Favorite Books of 2011
Yesterday, I posted my list of books read in 2011. What follows are a few of my favorites.
The Emperor of all Maladies, Siddharta Mukherjee
This book was recommended on Hacker News after Steve Jobs’s death. I was not eager to read a book about cancer because my dad died of it, but I knew I should learn more about it. The book is fascinating and horrifying, and ultimately, hopeful. Medicine is finally beginning to understand certain cancers. “Curing” cancer will probably never be possible by treating it, but rather preventing it and delaying it until old age, and we are also making strides there.
59 Seconds: Think a Little, Change a Lot, Richard Wiseman
I read a blog post by a guy who read 340 self-help books (“Because I am insane” was his reasoning; I can’t say I disagree.). His conclusion was that 95% of all self-help books were crap, but he recommended 59 Seconds because it covered a wide range of topics, was written by a skeptic who quotes scientific literature instead of personal opinions, and was short and to the point.
I can’t argue with someone who’s read 340 self-help books, so I checked out 59 Seconds.

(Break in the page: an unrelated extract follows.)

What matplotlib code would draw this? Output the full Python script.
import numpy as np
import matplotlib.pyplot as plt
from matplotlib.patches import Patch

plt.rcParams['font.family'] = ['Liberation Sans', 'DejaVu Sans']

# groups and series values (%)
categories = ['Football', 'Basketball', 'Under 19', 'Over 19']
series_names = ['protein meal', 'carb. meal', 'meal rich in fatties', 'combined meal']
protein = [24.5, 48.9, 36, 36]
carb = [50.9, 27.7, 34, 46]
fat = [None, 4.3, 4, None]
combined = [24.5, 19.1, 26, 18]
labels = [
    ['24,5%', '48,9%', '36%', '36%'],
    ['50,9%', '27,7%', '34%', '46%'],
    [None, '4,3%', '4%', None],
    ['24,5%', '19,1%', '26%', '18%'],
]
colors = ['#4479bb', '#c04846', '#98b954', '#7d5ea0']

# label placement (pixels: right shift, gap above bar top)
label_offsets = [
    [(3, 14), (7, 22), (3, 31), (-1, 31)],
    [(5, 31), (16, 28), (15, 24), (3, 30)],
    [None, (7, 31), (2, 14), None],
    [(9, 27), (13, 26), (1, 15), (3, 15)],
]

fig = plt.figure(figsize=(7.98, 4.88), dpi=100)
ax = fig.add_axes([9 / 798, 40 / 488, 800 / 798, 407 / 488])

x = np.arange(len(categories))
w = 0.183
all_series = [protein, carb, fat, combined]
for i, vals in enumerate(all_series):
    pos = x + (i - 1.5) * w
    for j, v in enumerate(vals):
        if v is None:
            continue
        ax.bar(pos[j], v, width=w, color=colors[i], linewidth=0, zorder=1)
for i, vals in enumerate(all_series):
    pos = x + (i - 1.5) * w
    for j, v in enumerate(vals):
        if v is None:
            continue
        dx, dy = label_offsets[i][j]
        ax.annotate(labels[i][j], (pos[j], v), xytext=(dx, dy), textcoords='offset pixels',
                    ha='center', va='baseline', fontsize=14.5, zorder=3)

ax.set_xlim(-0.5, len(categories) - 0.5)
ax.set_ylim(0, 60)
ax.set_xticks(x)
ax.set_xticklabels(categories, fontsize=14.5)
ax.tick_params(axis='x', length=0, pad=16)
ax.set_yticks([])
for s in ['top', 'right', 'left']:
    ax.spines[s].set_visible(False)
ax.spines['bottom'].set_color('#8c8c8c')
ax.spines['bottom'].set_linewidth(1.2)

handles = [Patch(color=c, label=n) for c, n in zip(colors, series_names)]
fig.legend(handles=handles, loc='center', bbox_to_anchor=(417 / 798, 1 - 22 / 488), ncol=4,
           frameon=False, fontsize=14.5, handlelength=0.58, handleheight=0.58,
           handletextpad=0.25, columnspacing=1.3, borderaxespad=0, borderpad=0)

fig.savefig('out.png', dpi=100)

Much of the research will be familiar to those who have done some reading about Positive Psychology, but Richard Wiseman does a great job of distilling it down into bite-sized chunks and providing actionable tips. Also, I loved his sense of humor – the book is hilarious.
Missile Gap, Charles Stross
Perhaps one of the most depressing novellas I’ve ever read. You can read it online at Subterranean Press
The Milagro Beanfield War, John Nichols
My dad gave me this book about 15 years ago. It was always one of those books that you have lying around to read “someday”. This year, Jenny and I went on a vacation to New Mexico, so I finally got around to reading it. It is said that there is a right time in one’s life to read certain books. This was a perfect time for me to read this book, and I loved it. My only regret was I will not be able to discuss it with my dad. He spent time in New Mexico, so I assume he wanted me to read it due to that connection, but I’ll never know for sure.

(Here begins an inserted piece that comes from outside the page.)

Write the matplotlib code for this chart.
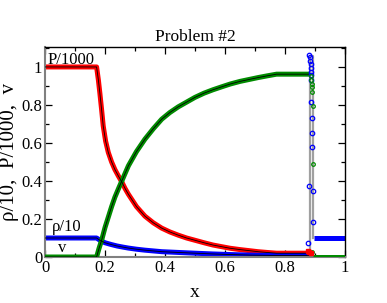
import matplotlib
matplotlib.use("Agg")
from matplotlib import pyplot as plt
from matplotlib.ticker import MultipleLocator

plt.rcParams['font.family'] = ['Liberation Serif', 'DejaVu Serif']

# numerical solution (smooth part)
x_p = [0, 0.172, 0.178, 0.183, 0.189, 0.194, 0.202, 0.211, 0.222, 0.233,
       0.245, 0.256, 0.267, 0.278, 0.305, 0.333, 0.361, 0.389, 0.416,
       0.444, 0.472, 0.5, 0.53, 0.56, 0.59, 0.617, 0.65, 0.683, 0.71,
       0.74, 0.772, 0.883]
p_1000 = [1.0, 1.0, 0.93, 0.86, 0.77, 0.69, 0.61, 0.55, 0.5, 0.46,
          0.425, 0.395, 0.36, 0.33, 0.265, 0.215, 0.18, 0.152, 0.132,
          0.115, 0.1, 0.088, 0.075, 0.063, 0.054, 0.046, 0.039, 0.033, 0.028,
          0.024, 0.02, 0.02]
x_p_post = [0.893, 1.0]
p_post = [0.0, 0.0]

x_v = [0, 0.172, 0.18, 0.189, 0.2, 0.211, 0.222, 0.233, 0.245, 0.256,
       0.267, 0.278, 0.305, 0.333, 0.361, 0.389, 0.416, 0.444, 0.472,
       0.5, 0.53, 0.56, 0.59, 0.617, 0.65, 0.683, 0.71, 0.74, 0.772, 0.883]
v = [0, 0, 0.045, 0.09, 0.155, 0.21, 0.265, 0.315, 0.36, 0.4,
     0.44, 0.48, 0.555, 0.62, 0.675, 0.725, 0.76, 0.79, 0.815,
     0.84, 0.862, 0.88, 0.896, 0.91, 0.924, 0.935, 0.944, 0.953, 0.962, 0.962]
x_v_post = [0.893, 1.0]
v_post = [0.0, 0.0]

x_rho = [0, 0.172, 0.185, 0.2, 0.22, 0.24, 0.26, 0.278, 0.305, 0.333,
         0.361, 0.389, 0.444, 0.5, 0.56, 0.617, 0.683, 0.772, 0.883]
rho_10 = [0.1, 0.1, 0.086, 0.075, 0.066, 0.058, 0.052, 0.047, 0.041, 0.036,
          0.032, 0.028, 0.024, 0.02, 0.016, 0.013, 0.01, 0.008, 0.008]
x_rho_post = [0.895, 1.0]
rho_post = [0.1, 0.1]

# scattered cells inside the thin shell
shell_rho_x = [0.881, 0.883, 0.884, 0.885, 0.886, 0.886, 0.887, 0.886, 0.887,
               0.89, 0.89, 0.891, 0.879, 0.892, 0.894, 0.878]
shell_rho_y = [1.063, 1.05, 1.033, 1.016, 0.996, 0.975, 0.958, 0.932, 0.817,
               0.73, 0.651, 0.577, 0.375, 0.349, 0.186, 0.075]
shell_v_x = [0.886, 0.888, 0.889, 0.891, 0.891, 0.893, 0.892, 0.891]
shell_v_y = [0.95, 0.93, 0.91, 0.896, 0.867, 0.795, 0.488, 0.028]
shell_p_x = [0.877, 0.881, 0.885]
shell_p_y = [0.03, 0.025, 0.02]

# exact density shell
shell_exact_x = [0.883, 0.883, 0.893, 0.893]
shell_exact_y = [0.008, 1.06, 1.06, 0.1]

red, green, blue = '#ff0000', '#008b00', '#0000ff'

fig = plt.figure(figsize=(3.87, 3.03), dpi=100)
ax = fig.add_axes([0.1163, 0.1518, 0.7752, 0.6931])

lw = 3.6
kw = dict(lw=lw, solid_capstyle='butt', solid_joinstyle='round')
ax.plot(x_p, p_1000, color=red, zorder=2, **kw)
ax.plot(x_p_post, p_post, color=red, zorder=2, **kw)
ax.plot(x_rho, rho_10, color=blue, zorder=2, **kw)
ax.plot(x_rho_post, rho_post, color=blue, zorder=2, **kw)
ax.plot(x_v, v, color=green, zorder=3, **kw)
ax.plot(x_v_post, v_post, color=green, zorder=3, **kw)

# exact solution
ax.plot(shell_exact_x, shell_exact_y, color='#a0a0a0', lw=1.6, zorder=1)
for xx, yy in [(x_p, p_1000), (x_v, v), (x_rho, rho_10)]:
    ax.plot(xx, yy, color='black', lw=0.6, zorder=4)

ax.plot(shell_rho_x, shell_rho_y, 'o', mfc='none', mec=blue, ms=3.2, mew=0.9, zorder=5)
ax.plot(shell_v_x, shell_v_y, 'o', mfc='none', mec=green, ms=2.6, mew=0.9, zorder=5)
ax.plot(shell_p_x, shell_p_y, 's', color=red, ms=3, zorder=5)

ax.set_xlim(0, 1)
ax.set_ylim(0, 1.105)
ax.set_xticks([0, 0.2, 0.4, 0.6, 0.8, 1.0])
ax.set_xticklabels(['0', '0.2', '0.4', '0.6', '0.8', '1'])
ax.set_yticks([0, 0.2, 0.4, 0.6, 0.8, 1.0])
ax.set_yticklabels(['0', '0.2', '0.4', '0.6', '0.8', '1'])
ax.xaxis.set_minor_locator(MultipleLocator(0.1))
ax.yaxis.set_minor_locator(MultipleLocator(0.1))
ax.tick_params(which='both', direction='in', top=True, right=True, labelsize=12, pad=2)
ax.tick_params(which='major', length=5, width=0.9)
ax.tick_params(which='minor', length=3, width=0.9)

for s in ['left', 'bottom']:
    ax.spines[s].set_color('#808080')
    ax.spines[s].set_linewidth(1.5)
for s in ['top', 'right']:
    ax.spines[s].set_linewidth(1.0)

ax.text(0.007, 1.035, 'P/1000', fontsize=12, va='center', ha='left')
ax.text(0.022, 0.156, 'ρ/10', fontsize=12, va='center', ha='left')
ax.text(0.056, 0.045, 'v', fontsize=12, va='center', ha='center')

ax.set_title('Problem #2', fontsize=12.5, pad=4)
ax.set_xlabel('x', fontsize=14, labelpad=6)
ax.set_ylabel('ρ/10,  P/1000,  v', fontsize=15, labelpad=2)

fig.savefig('out.png', dpi=100)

Undaunted Courage: Meriwether Lewis, Thomas Jefferson, and the Opening of the American West, Stephen Ambrose
I got this a a Friends of the Library sale for, like, $1. In school, I learned about Lewis and Clark (I lived in North Dakota, where it’s basically the state’s only claim to fame, so “Lewis and Clark” is on everything), but reading about their arduous journey was eye-opening. It’s truly an amazing story of preservernce, and you learn how unfortunate it is that Lewis and Clark’s scientific contributions were ignored for so long, due to the delay in publishing their journals. I also enjoyed this book because of Thomas Jefferson, and his connection with the federalist/anti-federalist debates at the turn of the nineteenth century, which I read about in American Aurora in 2010.
The Master and Margarita, Mikhail Bulgakov
“Manuscripts don’t burn.” I have trouble putting into words why I loved this novel so much. It has biting satire, humor, sadness, and amazing writing. I read it during our trip to Paris, which I thought was appropriate considering the long-standing cultural ties between France and Russia. I read Mirra Ginsburg’s translation, which is apparently based on the censored version published in the 1960s, so I may have to revisit this novel with another translation.
(OK, I didn’t read the version with the cover above – I just think it looks super cool.)
Plagues and Peoples, William H. McNeill
I love history books. They can roughly be divided into “great sweep of history” and “great men” (yes, usually men) categories. I tend to favor sweep of history books, and this is one of the most interesting of that type I have read. McNeill shows how diseases have shaped human history.